▼▼▼

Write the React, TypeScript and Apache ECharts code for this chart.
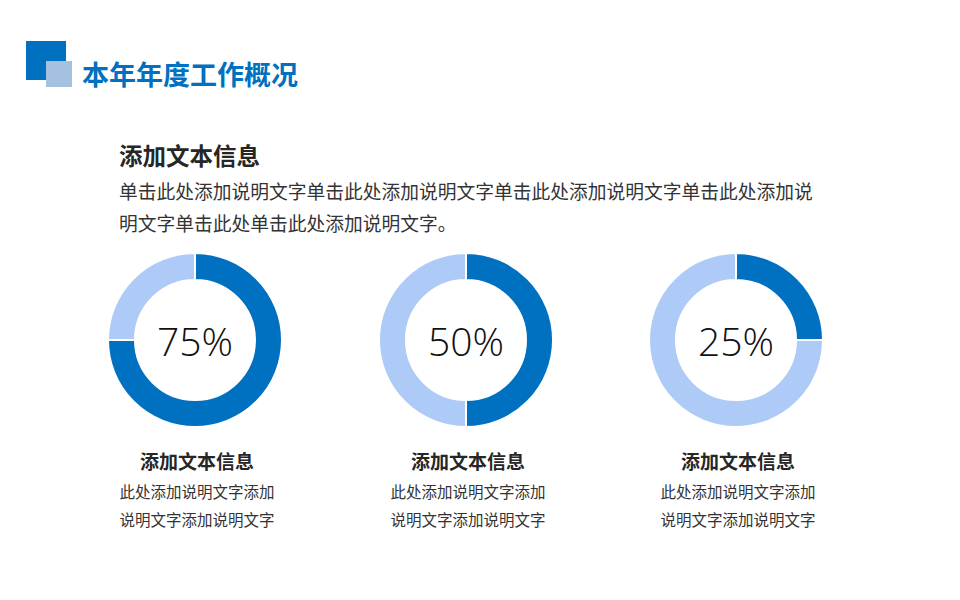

▲▲▲
▼▼▼

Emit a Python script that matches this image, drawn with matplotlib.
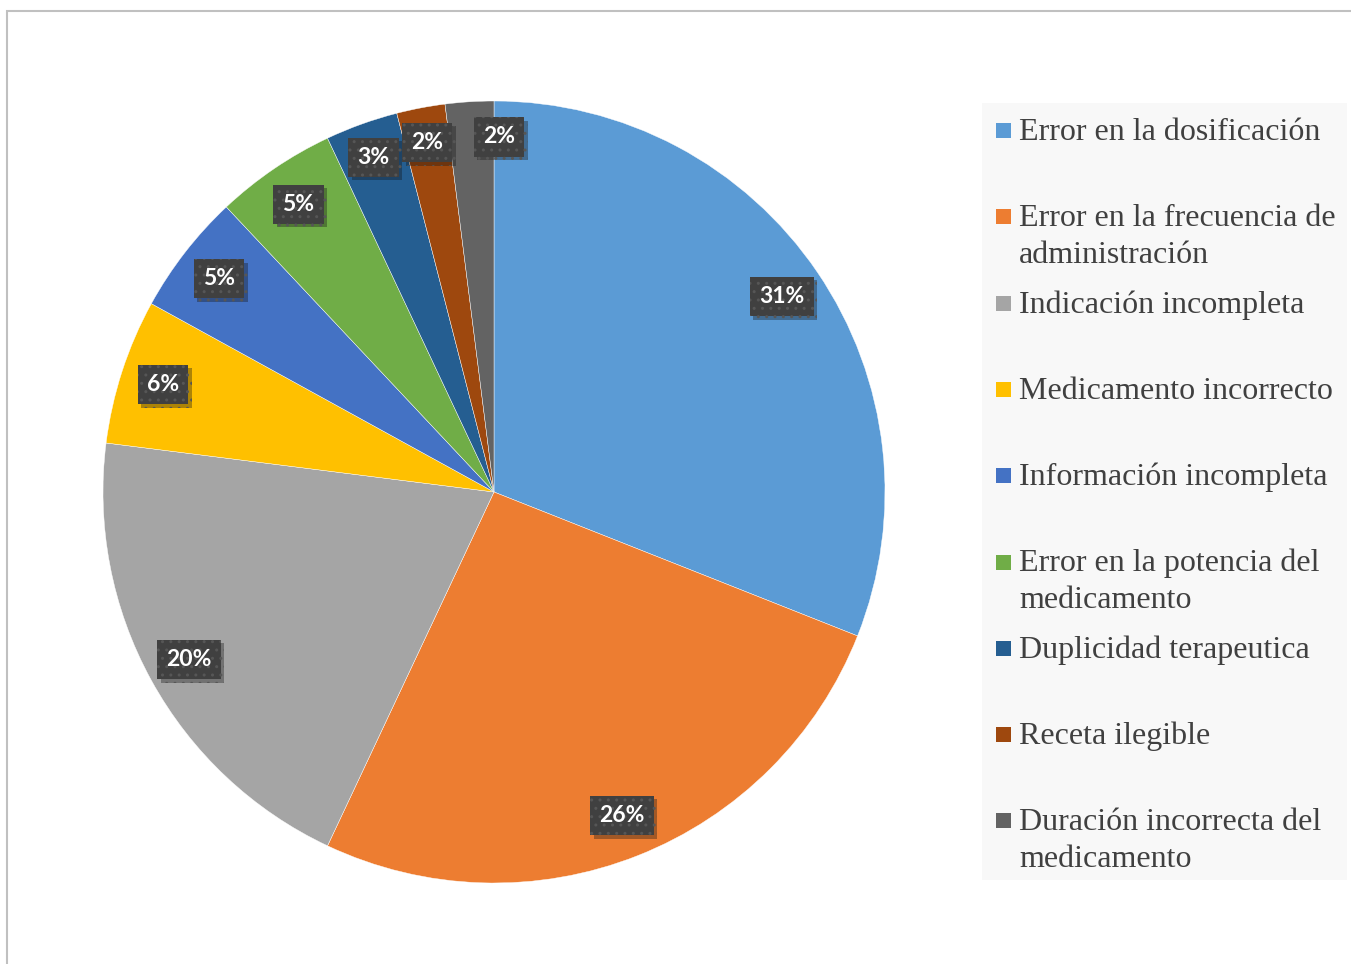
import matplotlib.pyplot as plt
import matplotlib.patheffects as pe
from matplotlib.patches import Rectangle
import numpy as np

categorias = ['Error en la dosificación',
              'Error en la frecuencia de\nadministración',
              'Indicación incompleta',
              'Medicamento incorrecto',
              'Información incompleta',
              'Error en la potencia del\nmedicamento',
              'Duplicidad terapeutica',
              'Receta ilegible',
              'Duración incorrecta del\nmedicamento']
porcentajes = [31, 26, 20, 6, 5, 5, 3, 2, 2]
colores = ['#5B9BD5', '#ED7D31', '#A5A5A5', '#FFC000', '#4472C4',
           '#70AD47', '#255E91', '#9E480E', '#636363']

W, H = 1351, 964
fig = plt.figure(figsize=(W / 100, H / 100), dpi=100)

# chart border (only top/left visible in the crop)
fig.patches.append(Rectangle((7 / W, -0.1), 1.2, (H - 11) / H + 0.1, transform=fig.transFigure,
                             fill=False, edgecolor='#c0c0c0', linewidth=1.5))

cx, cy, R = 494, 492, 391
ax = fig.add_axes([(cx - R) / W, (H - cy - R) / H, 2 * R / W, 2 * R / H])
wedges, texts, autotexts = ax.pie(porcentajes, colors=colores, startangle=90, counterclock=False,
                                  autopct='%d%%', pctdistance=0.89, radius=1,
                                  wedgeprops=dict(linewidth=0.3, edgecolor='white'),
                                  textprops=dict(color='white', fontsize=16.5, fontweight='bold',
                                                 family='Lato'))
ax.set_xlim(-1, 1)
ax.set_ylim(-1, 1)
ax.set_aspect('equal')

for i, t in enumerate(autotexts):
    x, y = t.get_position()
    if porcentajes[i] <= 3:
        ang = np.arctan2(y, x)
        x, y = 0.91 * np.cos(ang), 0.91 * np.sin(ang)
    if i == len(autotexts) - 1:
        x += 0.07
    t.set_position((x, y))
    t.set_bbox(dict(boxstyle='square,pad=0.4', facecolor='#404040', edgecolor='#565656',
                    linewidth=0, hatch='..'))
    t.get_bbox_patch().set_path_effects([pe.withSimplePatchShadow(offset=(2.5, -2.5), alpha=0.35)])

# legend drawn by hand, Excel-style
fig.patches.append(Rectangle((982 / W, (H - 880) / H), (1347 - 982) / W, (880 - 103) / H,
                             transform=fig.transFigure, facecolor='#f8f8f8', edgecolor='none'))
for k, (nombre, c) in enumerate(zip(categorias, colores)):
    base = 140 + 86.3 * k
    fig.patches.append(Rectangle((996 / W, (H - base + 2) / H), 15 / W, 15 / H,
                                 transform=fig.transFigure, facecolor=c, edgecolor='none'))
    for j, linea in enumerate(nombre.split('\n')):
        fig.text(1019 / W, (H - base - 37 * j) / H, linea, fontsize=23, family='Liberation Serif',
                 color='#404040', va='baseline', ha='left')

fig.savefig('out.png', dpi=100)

▲▲▲
▼▼▼

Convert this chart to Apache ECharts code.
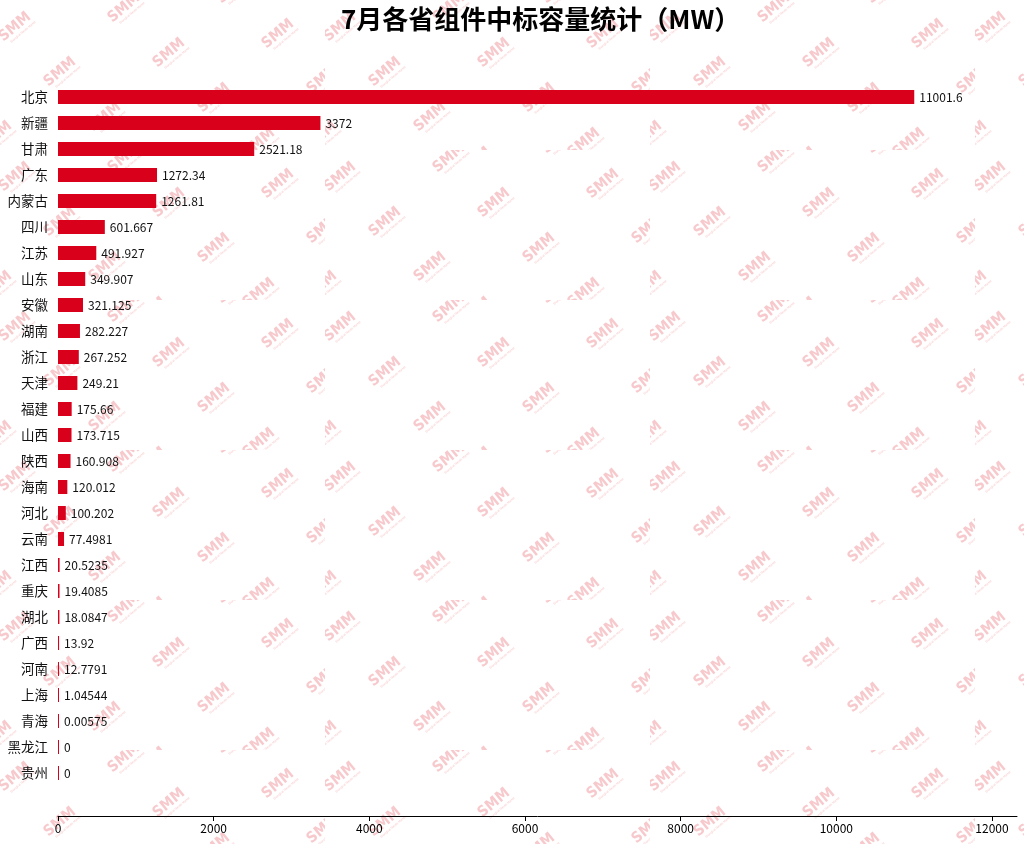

▲▲▲

Look above for the line with "Emit a Python" and the line with "import numpy as np", then copy exactly the lines from the first through the second, both kept, with no pictures.

**IN RESPONSE**
Emit a Python script that matches this image, drawn with matplotlib.
import matplotlib.pyplot as plt
import matplotlib.patheffects as pe
from matplotlib.patches import Rectangle
import numpy as np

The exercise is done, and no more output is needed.